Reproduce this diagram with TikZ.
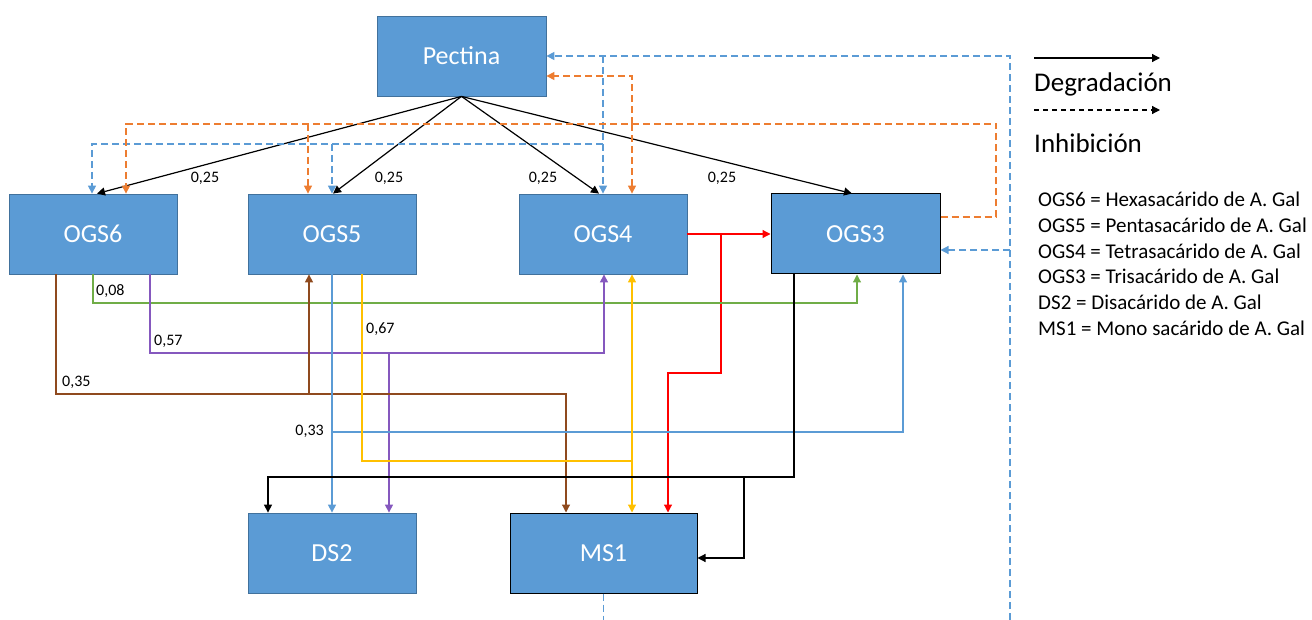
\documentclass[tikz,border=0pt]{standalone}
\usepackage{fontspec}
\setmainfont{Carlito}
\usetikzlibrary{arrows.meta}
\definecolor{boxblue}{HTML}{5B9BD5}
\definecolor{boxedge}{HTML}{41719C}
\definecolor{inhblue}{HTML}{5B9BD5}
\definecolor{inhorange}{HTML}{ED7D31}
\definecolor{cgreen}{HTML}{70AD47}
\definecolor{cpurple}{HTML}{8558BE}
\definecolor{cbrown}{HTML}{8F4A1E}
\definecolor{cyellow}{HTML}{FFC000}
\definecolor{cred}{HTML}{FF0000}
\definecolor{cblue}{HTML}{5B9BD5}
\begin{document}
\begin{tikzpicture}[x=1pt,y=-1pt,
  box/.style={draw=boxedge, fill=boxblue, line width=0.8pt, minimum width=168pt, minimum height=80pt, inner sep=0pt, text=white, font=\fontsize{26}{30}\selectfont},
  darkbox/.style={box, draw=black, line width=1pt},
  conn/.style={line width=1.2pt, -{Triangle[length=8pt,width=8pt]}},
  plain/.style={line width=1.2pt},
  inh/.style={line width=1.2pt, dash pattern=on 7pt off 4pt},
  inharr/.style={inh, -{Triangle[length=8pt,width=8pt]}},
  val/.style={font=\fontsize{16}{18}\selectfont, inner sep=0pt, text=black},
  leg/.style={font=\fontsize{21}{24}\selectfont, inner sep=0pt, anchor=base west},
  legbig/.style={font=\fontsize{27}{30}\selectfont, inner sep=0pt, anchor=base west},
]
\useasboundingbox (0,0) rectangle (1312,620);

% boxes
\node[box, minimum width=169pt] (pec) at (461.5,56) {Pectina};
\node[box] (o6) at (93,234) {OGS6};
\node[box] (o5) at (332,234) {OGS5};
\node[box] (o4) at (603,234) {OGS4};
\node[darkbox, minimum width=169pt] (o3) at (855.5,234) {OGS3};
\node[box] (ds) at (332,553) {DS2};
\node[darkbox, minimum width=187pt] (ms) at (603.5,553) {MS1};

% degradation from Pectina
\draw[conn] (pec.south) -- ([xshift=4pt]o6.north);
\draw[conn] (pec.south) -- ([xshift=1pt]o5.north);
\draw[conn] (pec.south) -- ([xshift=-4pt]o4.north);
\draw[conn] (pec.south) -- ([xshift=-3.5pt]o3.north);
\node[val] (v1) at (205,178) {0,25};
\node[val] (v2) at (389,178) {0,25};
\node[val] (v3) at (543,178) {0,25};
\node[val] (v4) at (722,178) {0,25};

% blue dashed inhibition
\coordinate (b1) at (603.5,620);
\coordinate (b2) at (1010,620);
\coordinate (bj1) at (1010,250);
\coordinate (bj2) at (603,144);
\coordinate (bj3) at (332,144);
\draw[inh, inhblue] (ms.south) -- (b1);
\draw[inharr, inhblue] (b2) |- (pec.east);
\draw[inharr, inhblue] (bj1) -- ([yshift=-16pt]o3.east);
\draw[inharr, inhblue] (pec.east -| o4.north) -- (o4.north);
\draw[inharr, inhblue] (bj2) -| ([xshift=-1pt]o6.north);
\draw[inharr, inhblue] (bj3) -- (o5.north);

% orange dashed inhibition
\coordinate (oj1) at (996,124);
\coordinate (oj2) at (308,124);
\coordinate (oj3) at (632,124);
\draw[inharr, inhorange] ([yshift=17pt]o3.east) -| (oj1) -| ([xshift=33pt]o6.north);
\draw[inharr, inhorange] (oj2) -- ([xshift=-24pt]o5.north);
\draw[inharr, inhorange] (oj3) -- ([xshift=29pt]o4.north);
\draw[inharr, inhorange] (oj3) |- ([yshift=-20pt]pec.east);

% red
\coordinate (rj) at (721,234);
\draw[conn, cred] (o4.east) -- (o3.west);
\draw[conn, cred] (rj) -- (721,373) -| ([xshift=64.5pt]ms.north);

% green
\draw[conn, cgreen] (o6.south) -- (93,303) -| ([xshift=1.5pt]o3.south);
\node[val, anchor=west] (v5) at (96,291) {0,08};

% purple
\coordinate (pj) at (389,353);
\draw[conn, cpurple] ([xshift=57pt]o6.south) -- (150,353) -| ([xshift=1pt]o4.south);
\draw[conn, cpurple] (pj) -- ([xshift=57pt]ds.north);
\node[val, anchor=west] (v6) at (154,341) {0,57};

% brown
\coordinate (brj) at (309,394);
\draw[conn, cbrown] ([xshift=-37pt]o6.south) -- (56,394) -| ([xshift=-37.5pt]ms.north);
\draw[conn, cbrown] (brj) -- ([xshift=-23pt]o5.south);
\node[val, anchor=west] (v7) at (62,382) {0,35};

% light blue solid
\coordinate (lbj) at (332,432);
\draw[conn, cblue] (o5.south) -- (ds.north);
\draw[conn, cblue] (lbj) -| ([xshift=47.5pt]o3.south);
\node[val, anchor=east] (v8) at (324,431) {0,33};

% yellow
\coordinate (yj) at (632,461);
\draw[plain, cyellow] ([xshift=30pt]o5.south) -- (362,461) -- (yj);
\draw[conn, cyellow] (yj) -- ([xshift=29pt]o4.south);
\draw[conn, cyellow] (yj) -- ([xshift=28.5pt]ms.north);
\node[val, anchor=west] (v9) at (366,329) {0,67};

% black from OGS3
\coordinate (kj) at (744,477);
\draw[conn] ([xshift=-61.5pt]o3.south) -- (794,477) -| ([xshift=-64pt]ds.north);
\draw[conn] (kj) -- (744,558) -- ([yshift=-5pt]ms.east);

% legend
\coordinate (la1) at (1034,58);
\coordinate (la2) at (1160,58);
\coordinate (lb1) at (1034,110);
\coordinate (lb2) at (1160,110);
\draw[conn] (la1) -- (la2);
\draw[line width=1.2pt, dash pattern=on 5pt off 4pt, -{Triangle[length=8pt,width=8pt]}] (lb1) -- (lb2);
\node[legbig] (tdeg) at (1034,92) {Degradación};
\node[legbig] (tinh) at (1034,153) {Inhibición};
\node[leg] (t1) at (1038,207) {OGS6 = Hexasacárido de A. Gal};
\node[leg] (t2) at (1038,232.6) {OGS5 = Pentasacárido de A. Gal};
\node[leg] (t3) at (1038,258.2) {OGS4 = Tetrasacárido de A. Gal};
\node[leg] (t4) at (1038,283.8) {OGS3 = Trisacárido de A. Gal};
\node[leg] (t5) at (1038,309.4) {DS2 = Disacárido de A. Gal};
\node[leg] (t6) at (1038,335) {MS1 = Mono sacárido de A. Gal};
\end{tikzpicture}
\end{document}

### What the exercise asks
Repeat the material above verbatim, with no pictures in the output.

### Output
Reproduce this diagram with TikZ.
\documentclass[tikz,border=0pt]{standalone}
\usepackage{fontspec}
\setmainfont{Carlito}
\usetikzlibrary{arrows.meta}
\definecolor{boxblue}{HTML}{5B9BD5}
\definecolor{boxedge}{HTML}{41719C}
\definecolor{inhblue}{HTML}{5B9BD5}
\definecolor{inhorange}{HTML}{ED7D31}
\definecolor{cgreen}{HTML}{70AD47}
\definecolor{cpurple}{HTML}{8558BE}
\definecolor{cbrown}{HTML}{8F4A1E}
\definecolor{cyellow}{HTML}{FFC000}
\definecolor{cred}{HTML}{FF0000}
\definecolor{cblue}{HTML}{5B9BD5}
\begin{document}
\begin{tikzpicture}[x=1pt,y=-1pt,
  box/.style={draw=boxedge, fill=boxblue, line width=0.8pt, minimum width=168pt, minimum height=80pt, inner sep=0pt, text=white, font=\fontsize{26}{30}\selectfont},
  darkbox/.style={box, draw=black, line width=1pt},
  conn/.style={line width=1.2pt, -{Triangle[length=8pt,width=8pt]}},
  plain/.style={line width=1.2pt},
  inh/.style={line width=1.2pt, dash pattern=on 7pt off 4pt},
  inharr/.style={inh, -{Triangle[length=8pt,width=8pt]}},
  val/.style={font=\fontsize{16}{18}\selectfont, inner sep=0pt, text=black},
  leg/.style={font=\fontsize{21}{24}\selectfont, inner sep=0pt, anchor=base west},
  legbig/.style={font=\fontsize{27}{30}\selectfont, inner sep=0pt, anchor=base west},
]
\useasboundingbox (0,0) rectangle (1312,620);

% boxes
\node[box, minimum width=169pt] (pec) at (461.5,56) {Pectina};
\node[box] (o6) at (93,234) {OGS6};
\node[box] (o5) at (332,234) {OGS5};
\node[box] (o4) at (603,234) {OGS4};
\node[darkbox, minimum width=169pt] (o3) at (855.5,234) {OGS3};
\node[box] (ds) at (332,553) {DS2};
\node[darkbox, minimum width=187pt] (ms) at (603.5,553) {MS1};

% degradation from Pectina
\draw[conn] (pec.south) -- ([xshift=4pt]o6.north);
\draw[conn] (pec.south) -- ([xshift=1pt]o5.north);
\draw[conn] (pec.south) -- ([xshift=-4pt]o4.north);
\draw[conn] (pec.south) -- ([xshift=-3.5pt]o3.north);
\node[val] (v1) at (205,178) {0,25};
\node[val] (v2) at (389,178) {0,25};
\node[val] (v3) at (543,178) {0,25};
\node[val] (v4) at (722,178) {0,25};

% blue dashed inhibition
\coordinate (b1) at (603.5,620);
\coordinate (b2) at (1010,620);
\coordinate (bj1) at (1010,250);
\coordinate (bj2) at (603,144);
\coordinate (bj3) at (332,144);
\draw[inh, inhblue] (ms.south) -- (b1);
\draw[inharr, inhblue] (b2) |- (pec.east);
\draw[inharr, inhblue] (bj1) -- ([yshift=-16pt]o3.east);
\draw[inharr, inhblue] (pec.east -| o4.north) -- (o4.north);
\draw[inharr, inhblue] (bj2) -| ([xshift=-1pt]o6.north);
\draw[inharr, inhblue] (bj3) -- (o5.north);

% orange dashed inhibition
\coordinate (oj1) at (996,124);
\coordinate (oj2) at (308,124);
\coordinate (oj3) at (632,124);
\draw[inharr, inhorange] ([yshift=17pt]o3.east) -| (oj1) -| ([xshift=33pt]o6.north);
\draw[inharr, inhorange] (oj2) -- ([xshift=-24pt]o5.north);
\draw[inharr, inhorange] (oj3) -- ([xshift=29pt]o4.north);
\draw[inharr, inhorange] (oj3) |- ([yshift=-20pt]pec.east);

% red
\coordinate (rj) at (721,234);
\draw[conn, cred] (o4.east) -- (o3.west);
\draw[conn, cred] (rj) -- (721,373) -| ([xshift=64.5pt]ms.north);

% green
\draw[conn, cgreen] (o6.south) -- (93,303) -| ([xshift=1.5pt]o3.south);
\node[val, anchor=west] (v5) at (96,291) {0,08};

% purple
\coordinate (pj) at (389,353);
\draw[conn, cpurple] ([xshift=57pt]o6.south) -- (150,353) -| ([xshift=1pt]o4.south);
\draw[conn, cpurple] (pj) -- ([xshift=57pt]ds.north);
\node[val, anchor=west] (v6) at (154,341) {0,57};

% brown
\coordinate (brj) at (309,394);
\draw[conn, cbrown] ([xshift=-37pt]o6.south) -- (56,394) -| ([xshift=-37.5pt]ms.north);
\draw[conn, cbrown] (brj) -- ([xshift=-23pt]o5.south);
\node[val, anchor=west] (v7) at (62,382) {0,35};

% light blue solid
\coordinate (lbj) at (332,432);
\draw[conn, cblue] (o5.south) -- (ds.north);
\draw[conn, cblue] (lbj) -| ([xshift=47.5pt]o3.south);
\node[val, anchor=east] (v8) at (324,431) {0,33};

% yellow
\coordinate (yj) at (632,461);
\draw[plain, cyellow] ([xshift=30pt]o5.south) -- (362,461) -- (yj);
\draw[conn, cyellow] (yj) -- ([xshift=29pt]o4.south);
\draw[conn, cyellow] (yj) -- ([xshift=28.5pt]ms.north);
\node[val, anchor=west] (v9) at (366,329) {0,67};

% black from OGS3
\coordinate (kj) at (744,477);
\draw[conn] ([xshift=-61.5pt]o3.south) -- (794,477) -| ([xshift=-64pt]ds.north);
\draw[conn] (kj) -- (744,558) -- ([yshift=-5pt]ms.east);

% legend
\coordinate (la1) at (1034,58);
\coordinate (la2) at (1160,58);
\coordinate (lb1) at (1034,110);
\coordinate (lb2) at (1160,110);
\draw[conn] (la1) -- (la2);
\draw[line width=1.2pt, dash pattern=on 5pt off 4pt, -{Triangle[length=8pt,width=8pt]}] (lb1) -- (lb2);
\node[legbig] (tdeg) at (1034,92) {Degradación};
\node[legbig] (tinh) at (1034,153) {Inhibición};
\node[leg] (t1) at (1038,207) {OGS6 = Hexasacárido de A. Gal};
\node[leg] (t2) at (1038,232.6) {OGS5 = Pentasacárido de A. Gal};
\node[leg] (t3) at (1038,258.2) {OGS4 = Tetrasacárido de A. Gal};
\node[leg] (t4) at (1038,283.8) {OGS3 = Trisacárido de A. Gal};
\node[leg] (t5) at (1038,309.4) {DS2 = Disacárido de A. Gal};
\node[leg] (t6) at (1038,335) {MS1 = Mono sacárido de A. Gal};
\end{tikzpicture}
\end{document}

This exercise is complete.